● Recorded information
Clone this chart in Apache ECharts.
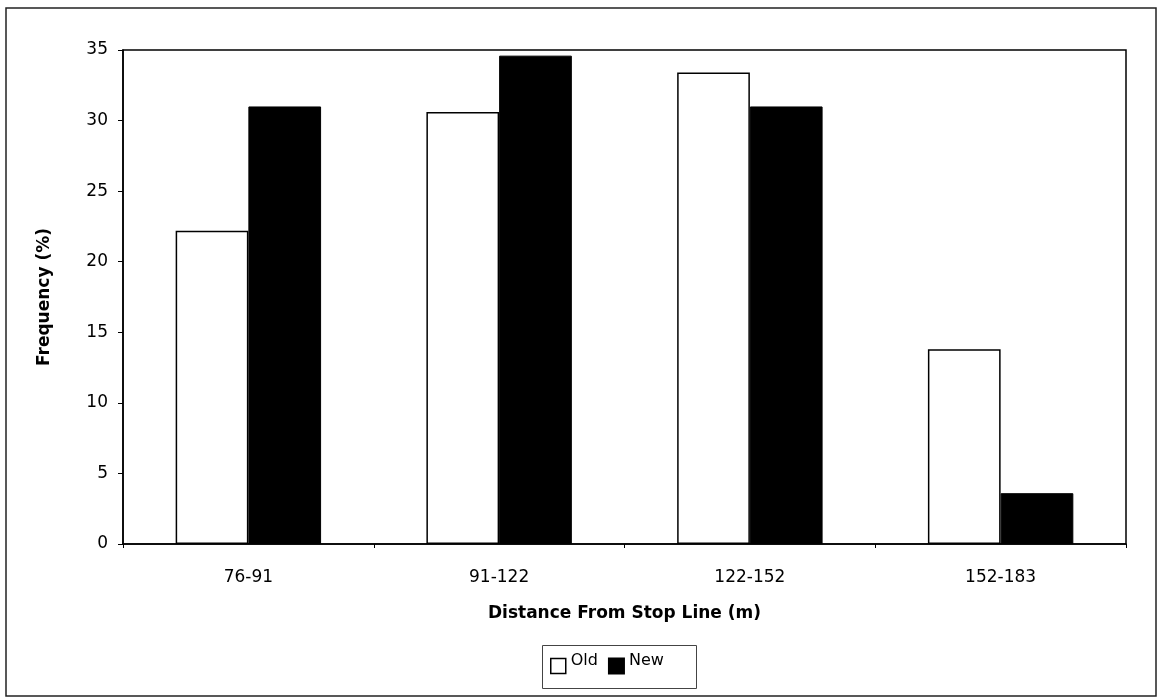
<!DOCTYPE html>
<html><head><meta charset="utf-8">
<script src="https://cdn.jsdelivr.net/npm/echarts@6/dist/echarts.min.js"></script>
<style>html,body{margin:0;padding:0;background:#fff}#c{width:1162px;height:700px}</style>
</head><body><div id="c"></div>
<script>
const categories = ['76-91', '91-122', '122-152', '152-183'];
const oldValues = [22.2, 30.6, 33.4, 13.8];
const newValues = [31.0, 34.6, 31.0, 3.6];
const seriesNames = ['Old', 'New'];

const FONT = '"DejaVu Sans", Arial, sans-serif';
const chart = echarts.init(document.getElementById('c'));
chart.setOption({
  animation: false,
  backgroundColor: '#fff',
  textStyle: { fontFamily: FONT, color: '#000' },
  graphic: [
    { type: 'rect', shape: { x: 6, y: 8, width: 1150, height: 688 }, style: { fill: 'none', stroke: '#222', lineWidth: 1.5 }, z: -1 },
    { type: 'rect', left: 540, top: 643, shape: { width: 154, height: 43 }, style: { fill: 'none', stroke: '#444', lineWidth: 1 } }
  ],
  grid: { left: 123, right: 36, top: 50, bottom: 156, show: true, borderColor: '#000', borderWidth: 1.5, backgroundColor: 'transparent' },
  legend: {
    data: [
      { name: 'Old', icon: 'rect', itemStyle: { color: '#fff', borderColor: '#000', borderWidth: 1.5 } },
      { name: 'New', icon: 'rect' }
    ],
    left: 545, top: 648, itemWidth: 15, itemHeight: 15, itemGap: 10,
    formatter: '{s|{name}}',
    textStyle: { fontFamily: FONT, fontSize: 16, color: '#000',
      rich: { s: { fontFamily: FONT, fontSize: 16, color: '#000', padding: [0, 0, 10, 0] } } }
  },
  xAxis: {
    type: 'category', data: categories,
    name: 'Distance From Stop Line (m)', nameLocation: 'middle', nameGap: 61,
    nameTextStyle: { fontFamily: FONT, fontSize: 17, fontWeight: 'bold', color: '#000' },
    axisLine: { lineStyle: { color: '#000', width: 1.5 } },
    axisTick: { show: true, length: 4, lineStyle: { color: '#000' } },
    axisLabel: { fontFamily: FONT, fontSize: 17, color: '#000', margin: 25 }
  },
  yAxis: {
    type: 'value', min: 0, max: 35, interval: 5,
    name: 'Frequency (%)', nameLocation: 'middle', nameGap: 70,
    nameTextStyle: { fontFamily: FONT, fontSize: 17, fontWeight: 'bold', color: '#000' },
    axisLine: { show: true, lineStyle: { color: '#000', width: 1.5 } },
    axisTick: { show: true, length: 5, lineStyle: { color: '#000' } },
    axisLabel: { fontFamily: FONT, fontSize: 17, color: '#000', margin: 15 },
    splitLine: { show: false }
  },
  series: [
    { name: seriesNames[0], type: 'bar', data: oldValues, barGap: '0%', barCategoryGap: '42%',
      itemStyle: { color: '#fff', borderColor: '#000', borderWidth: 1.5 } },
    { name: seriesNames[1], type: 'bar', data: newValues, barGap: '0%', barCategoryGap: '42%',
      itemStyle: { color: '#000', borderColor: '#000', borderWidth: 1 } }
  ]
});
</script></body></html>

● Problem
From the first line of the material down to the line containing "const seriesNames = ['Old', 'New'];", inclusive, return each line exactly, skipping any picture.

● Finished answer
Clone this chart in Apache ECharts.
<!DOCTYPE html>
<html><head><meta charset="utf-8">
<script src="https://cdn.jsdelivr.net/npm/echarts@6/dist/echarts.min.js"></script>
<style>html,body{margin:0;padding:0;background:#fff}#c{width:1162px;height:700px}</style>
</head><body><div id="c"></div>
<script>
const categories = ['76-91', '91-122', '122-152', '152-183'];
const oldValues = [22.2, 30.6, 33.4, 13.8];
const newValues = [31.0, 34.6, 31.0, 3.6];
const seriesNames = ['Old', 'New'];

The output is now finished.